Exactly what Yahoo and its pending new owner, Verizon Communications, did not want to see happen happened again Dec. 14.
The Wall Street Journal reported that the pioneering search and web services provider has discovered new security issues that impact the data of more than 1 billion users, a theft of personal information that is different and twice as large as the hack it admitted to suffering last September. Yahoo said that attack happened in 2014.
The newly disclosed security event, which took place in 2013, involved sensitive user information, including unencrypted security questions. Yahoo is requiring all of its users to change passwords, and it is automatically invalidating the security questions.
Yahoo had agreed earlier this year to sell its core businesses to Verizon Communications for $4.8 billion. Verizon said that it might seek to renegotiate the terms of the transaction after the first hacking was discovered. It's not known how the Dec. 14 hack attack will affect the purchase, which is still in process.
Yahoo sent out this notice to its registered users on the afternoon Dec. 14, Pacific time:
NOTICE OF DATA BREACH
We are writing to inform you about a data security issue that may involve your Yahoo account information. We have taken steps to secure your account and are working closely with law enforcement."
"Law enforcement provided Yahoo in November 2016 with data files that a third party claimed was Yahoo user data. We analyzed this data with the assistance of outside forensic experts and found that it appears to be Yahoo user data. Based on further analysis of this data by the forensic experts, we believe an unauthorized third party, in August 2013, stole data associated with a broader set of user accounts, including yours. We have not been able to identify the intrusion associated with this theft. We believe this incident is likely distinct from the incident we disclosed on Sept. 22, 2016."

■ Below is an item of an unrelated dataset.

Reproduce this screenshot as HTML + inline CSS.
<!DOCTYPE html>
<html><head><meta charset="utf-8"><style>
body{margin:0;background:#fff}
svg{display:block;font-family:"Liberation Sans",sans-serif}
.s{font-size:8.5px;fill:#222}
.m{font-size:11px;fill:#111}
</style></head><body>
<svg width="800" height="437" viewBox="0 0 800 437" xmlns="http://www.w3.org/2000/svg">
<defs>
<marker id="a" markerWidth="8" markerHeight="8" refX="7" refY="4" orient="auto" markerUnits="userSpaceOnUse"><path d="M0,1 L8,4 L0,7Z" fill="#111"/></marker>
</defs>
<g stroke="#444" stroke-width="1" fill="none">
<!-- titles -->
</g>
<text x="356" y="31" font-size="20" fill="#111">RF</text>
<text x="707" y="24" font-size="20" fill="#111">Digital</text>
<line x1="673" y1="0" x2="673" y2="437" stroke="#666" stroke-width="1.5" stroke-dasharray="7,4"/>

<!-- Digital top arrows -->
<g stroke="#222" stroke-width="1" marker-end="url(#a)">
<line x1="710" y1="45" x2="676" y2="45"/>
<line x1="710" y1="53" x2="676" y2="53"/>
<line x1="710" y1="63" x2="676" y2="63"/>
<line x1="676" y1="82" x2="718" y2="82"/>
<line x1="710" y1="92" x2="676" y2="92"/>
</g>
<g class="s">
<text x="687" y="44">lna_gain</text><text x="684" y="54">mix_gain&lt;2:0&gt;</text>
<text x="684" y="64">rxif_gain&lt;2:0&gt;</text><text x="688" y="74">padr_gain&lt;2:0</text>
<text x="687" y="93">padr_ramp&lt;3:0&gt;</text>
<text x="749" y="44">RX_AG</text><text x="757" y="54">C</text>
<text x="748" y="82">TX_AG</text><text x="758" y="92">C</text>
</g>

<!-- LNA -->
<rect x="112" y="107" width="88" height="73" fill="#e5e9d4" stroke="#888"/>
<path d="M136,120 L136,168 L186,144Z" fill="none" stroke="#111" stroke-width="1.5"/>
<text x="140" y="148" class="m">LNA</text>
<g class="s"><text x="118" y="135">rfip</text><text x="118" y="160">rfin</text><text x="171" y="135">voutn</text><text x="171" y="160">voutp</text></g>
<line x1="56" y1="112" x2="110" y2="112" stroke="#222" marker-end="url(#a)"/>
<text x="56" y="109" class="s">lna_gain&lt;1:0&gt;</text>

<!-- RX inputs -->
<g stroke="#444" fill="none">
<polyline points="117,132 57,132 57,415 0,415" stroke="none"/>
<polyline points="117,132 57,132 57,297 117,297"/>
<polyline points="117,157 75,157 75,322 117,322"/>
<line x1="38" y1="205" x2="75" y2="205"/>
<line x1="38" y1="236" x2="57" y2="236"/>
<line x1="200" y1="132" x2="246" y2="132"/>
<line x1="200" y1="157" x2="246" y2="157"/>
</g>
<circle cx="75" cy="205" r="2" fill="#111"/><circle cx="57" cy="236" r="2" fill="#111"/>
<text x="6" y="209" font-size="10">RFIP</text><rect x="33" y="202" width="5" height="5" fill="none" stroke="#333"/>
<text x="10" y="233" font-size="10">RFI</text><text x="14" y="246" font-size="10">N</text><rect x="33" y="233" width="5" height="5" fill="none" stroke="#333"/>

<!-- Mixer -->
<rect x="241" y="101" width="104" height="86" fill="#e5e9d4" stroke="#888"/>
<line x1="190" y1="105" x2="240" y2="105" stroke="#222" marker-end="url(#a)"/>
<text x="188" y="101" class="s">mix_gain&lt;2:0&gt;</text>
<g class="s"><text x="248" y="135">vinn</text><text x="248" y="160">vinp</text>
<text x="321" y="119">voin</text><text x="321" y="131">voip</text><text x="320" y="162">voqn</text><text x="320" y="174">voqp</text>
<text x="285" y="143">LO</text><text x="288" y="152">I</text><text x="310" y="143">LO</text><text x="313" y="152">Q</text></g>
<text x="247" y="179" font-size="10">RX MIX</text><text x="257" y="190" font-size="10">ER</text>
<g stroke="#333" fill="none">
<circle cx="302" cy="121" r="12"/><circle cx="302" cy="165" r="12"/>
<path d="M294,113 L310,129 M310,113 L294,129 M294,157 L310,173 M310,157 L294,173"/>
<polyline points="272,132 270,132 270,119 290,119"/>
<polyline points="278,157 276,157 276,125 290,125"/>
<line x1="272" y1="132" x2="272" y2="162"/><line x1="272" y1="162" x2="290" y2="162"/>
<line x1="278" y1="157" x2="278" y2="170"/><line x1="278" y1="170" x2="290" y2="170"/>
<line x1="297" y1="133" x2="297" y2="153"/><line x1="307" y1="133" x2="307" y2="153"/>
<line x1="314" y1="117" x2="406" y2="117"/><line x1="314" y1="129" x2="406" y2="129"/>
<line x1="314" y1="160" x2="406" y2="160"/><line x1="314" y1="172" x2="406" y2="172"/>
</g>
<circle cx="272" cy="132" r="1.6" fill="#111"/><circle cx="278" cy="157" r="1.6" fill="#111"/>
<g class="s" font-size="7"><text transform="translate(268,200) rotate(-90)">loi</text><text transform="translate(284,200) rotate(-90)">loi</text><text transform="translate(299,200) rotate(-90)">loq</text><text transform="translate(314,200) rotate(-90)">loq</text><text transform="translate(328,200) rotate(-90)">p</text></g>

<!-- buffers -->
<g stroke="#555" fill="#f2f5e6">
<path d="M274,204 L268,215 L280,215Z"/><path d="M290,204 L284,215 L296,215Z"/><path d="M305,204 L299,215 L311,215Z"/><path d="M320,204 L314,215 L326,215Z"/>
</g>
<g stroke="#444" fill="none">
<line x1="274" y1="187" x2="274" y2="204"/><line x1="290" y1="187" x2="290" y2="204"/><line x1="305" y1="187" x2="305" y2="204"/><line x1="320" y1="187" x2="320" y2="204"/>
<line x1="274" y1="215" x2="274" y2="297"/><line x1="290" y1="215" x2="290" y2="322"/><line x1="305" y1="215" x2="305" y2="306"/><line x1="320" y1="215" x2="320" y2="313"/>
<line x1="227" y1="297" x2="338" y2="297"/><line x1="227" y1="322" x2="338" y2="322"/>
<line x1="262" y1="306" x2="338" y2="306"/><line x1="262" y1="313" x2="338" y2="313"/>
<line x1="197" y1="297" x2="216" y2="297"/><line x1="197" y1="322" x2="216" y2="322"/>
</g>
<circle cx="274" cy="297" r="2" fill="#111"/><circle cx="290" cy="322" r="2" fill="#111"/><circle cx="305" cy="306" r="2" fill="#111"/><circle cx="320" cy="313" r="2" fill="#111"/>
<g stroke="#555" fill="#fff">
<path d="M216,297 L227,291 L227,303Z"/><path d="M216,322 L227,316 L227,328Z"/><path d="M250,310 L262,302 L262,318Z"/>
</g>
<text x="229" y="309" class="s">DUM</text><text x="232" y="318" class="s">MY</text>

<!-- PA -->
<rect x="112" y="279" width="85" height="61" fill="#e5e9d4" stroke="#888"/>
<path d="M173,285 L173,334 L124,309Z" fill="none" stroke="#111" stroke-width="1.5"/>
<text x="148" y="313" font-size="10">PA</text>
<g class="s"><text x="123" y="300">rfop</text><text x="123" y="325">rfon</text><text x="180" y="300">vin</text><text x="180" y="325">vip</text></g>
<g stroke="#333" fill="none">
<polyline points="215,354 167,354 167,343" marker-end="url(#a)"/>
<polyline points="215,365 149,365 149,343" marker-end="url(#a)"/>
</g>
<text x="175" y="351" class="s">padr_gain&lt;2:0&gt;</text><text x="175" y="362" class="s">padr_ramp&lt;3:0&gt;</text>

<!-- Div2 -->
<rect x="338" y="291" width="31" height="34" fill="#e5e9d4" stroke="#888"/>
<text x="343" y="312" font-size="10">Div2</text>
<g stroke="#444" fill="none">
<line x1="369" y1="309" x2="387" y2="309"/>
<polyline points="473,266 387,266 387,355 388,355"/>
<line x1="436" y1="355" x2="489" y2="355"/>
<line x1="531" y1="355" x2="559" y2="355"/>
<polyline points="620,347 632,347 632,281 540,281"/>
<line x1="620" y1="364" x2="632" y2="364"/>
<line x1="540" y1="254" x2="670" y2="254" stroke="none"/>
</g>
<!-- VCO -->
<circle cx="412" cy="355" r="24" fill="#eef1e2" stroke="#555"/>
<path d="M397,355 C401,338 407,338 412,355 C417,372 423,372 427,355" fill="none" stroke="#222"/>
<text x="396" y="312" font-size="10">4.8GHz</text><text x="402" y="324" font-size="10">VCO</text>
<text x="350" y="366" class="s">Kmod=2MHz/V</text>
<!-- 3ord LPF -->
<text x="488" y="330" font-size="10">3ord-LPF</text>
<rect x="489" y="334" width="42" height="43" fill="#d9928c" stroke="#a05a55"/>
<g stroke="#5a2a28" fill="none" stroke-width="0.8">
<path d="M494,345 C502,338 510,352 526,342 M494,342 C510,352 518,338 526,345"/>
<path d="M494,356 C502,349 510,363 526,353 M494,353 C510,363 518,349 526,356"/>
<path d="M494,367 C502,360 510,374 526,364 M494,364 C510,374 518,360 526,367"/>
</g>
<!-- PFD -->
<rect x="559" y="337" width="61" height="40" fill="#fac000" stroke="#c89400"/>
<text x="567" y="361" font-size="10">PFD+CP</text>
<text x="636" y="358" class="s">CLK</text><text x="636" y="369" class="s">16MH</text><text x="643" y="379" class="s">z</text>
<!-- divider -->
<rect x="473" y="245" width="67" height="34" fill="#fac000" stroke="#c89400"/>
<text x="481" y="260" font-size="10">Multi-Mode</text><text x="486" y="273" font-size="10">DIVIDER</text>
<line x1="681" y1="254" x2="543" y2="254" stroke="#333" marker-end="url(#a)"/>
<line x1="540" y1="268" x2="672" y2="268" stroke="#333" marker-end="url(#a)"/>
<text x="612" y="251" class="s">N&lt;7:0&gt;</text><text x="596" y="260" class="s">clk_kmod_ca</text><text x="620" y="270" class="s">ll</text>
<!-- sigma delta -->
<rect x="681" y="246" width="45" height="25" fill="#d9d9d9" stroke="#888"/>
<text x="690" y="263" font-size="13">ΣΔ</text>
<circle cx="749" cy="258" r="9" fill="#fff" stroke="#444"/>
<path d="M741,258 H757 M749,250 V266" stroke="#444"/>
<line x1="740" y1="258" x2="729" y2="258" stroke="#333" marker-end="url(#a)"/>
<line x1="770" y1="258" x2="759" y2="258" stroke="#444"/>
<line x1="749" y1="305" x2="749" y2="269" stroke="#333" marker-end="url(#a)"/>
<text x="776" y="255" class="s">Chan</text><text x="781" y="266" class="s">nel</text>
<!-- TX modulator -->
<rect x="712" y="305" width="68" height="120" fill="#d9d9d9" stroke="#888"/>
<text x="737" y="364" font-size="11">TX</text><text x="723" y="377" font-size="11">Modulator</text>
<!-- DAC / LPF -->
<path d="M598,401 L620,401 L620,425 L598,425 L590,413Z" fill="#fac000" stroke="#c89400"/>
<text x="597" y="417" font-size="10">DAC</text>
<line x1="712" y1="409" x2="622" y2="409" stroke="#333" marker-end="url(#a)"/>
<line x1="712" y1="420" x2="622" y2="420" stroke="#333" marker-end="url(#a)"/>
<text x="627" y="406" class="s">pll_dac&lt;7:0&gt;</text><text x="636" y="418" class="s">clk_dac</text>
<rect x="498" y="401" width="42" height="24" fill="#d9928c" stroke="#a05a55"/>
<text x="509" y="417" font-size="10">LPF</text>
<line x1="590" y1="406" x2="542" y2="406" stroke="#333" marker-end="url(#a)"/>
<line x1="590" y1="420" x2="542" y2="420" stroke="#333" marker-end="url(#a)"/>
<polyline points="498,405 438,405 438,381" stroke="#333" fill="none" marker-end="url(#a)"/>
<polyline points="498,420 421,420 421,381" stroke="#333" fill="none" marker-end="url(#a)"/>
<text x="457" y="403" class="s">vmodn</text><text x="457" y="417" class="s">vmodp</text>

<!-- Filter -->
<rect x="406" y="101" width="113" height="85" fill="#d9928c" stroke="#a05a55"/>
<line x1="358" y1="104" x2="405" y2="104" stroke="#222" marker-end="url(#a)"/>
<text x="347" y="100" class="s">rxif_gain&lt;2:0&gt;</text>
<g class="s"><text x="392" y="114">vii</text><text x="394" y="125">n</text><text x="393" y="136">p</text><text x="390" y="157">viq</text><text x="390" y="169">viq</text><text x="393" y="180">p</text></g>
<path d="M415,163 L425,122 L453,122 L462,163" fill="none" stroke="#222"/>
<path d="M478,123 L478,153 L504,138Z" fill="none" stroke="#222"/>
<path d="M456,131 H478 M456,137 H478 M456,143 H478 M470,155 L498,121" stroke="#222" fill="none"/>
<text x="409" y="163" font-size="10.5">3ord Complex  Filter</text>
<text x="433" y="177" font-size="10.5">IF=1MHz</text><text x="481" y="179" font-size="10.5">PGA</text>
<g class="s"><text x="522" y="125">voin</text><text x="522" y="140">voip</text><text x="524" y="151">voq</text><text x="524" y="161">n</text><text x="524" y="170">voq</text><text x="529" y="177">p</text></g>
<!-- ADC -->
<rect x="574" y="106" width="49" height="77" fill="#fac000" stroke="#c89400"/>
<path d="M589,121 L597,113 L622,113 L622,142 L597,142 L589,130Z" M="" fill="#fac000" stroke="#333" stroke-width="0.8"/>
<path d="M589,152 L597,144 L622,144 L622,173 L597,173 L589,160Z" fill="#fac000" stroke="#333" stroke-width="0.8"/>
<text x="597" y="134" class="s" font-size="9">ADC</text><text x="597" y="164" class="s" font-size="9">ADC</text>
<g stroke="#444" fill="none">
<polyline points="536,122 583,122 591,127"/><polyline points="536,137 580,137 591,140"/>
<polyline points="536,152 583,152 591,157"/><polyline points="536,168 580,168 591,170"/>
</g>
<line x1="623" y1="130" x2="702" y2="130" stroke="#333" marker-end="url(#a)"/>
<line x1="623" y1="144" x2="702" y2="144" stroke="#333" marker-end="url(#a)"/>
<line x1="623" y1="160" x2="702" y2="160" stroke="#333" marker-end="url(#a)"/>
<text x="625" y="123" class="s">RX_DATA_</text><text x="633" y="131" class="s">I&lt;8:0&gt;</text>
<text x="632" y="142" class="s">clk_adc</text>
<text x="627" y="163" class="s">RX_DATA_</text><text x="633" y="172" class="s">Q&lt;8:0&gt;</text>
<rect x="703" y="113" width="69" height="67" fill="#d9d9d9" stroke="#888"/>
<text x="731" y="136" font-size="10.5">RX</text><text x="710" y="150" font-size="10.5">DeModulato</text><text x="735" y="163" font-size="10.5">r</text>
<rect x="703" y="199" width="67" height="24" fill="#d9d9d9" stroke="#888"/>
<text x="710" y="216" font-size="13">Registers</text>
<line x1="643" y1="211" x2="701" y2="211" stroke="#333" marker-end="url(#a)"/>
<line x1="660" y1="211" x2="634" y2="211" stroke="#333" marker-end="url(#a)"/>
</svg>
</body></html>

What Information Was Involved?
"The stolen user account information may have included names, email addresses, telephone numbers, dates of birth, hashed passwords (using MD5) and, in some cases, encrypted or unencrypted security questions and answers. Not all of these data elements may have been present for your account. The investigation indicates that the stolen information did not include passwords in clear text, payment card data, or bank account information. Payment card data and bank account information are not stored in the system we believe was affected."
What We (Yahoo) Are Doing
"We are taking action to protect our users:
--We are requiring potentially affected users to change their passwords.
--We invalidated unencrypted security questions and answers so that they cannot be used to access an account.
--We continuously enhance our safeguards and systems that detect and prevent unauthorized access to user accounts.
What You Can Do
We encourage you to follow these security recommendations:
--Change your passwords and security questions and answers for any other accounts on which you used the same or similar information used for your Yahoo account.
--Review all of your accounts for suspicious activity.
--Be cautious of any unsolicited communications that ask for your personal information or refer you to a web page asking for personal information.
--Avoid clicking on links or downloading attachments from suspicious emails.
Additionally, please consider using Yahoo Account Key, a simple authentication tool that eliminates the need to use a password on Yahoo altogether.
For More Information
For more information about this issue and our security resources, please visit the Yahoo Security Issues FAQs page available at https://yahoo.com/security-update.
Protecting your information is important to us and we work continuously to strengthen our defenses.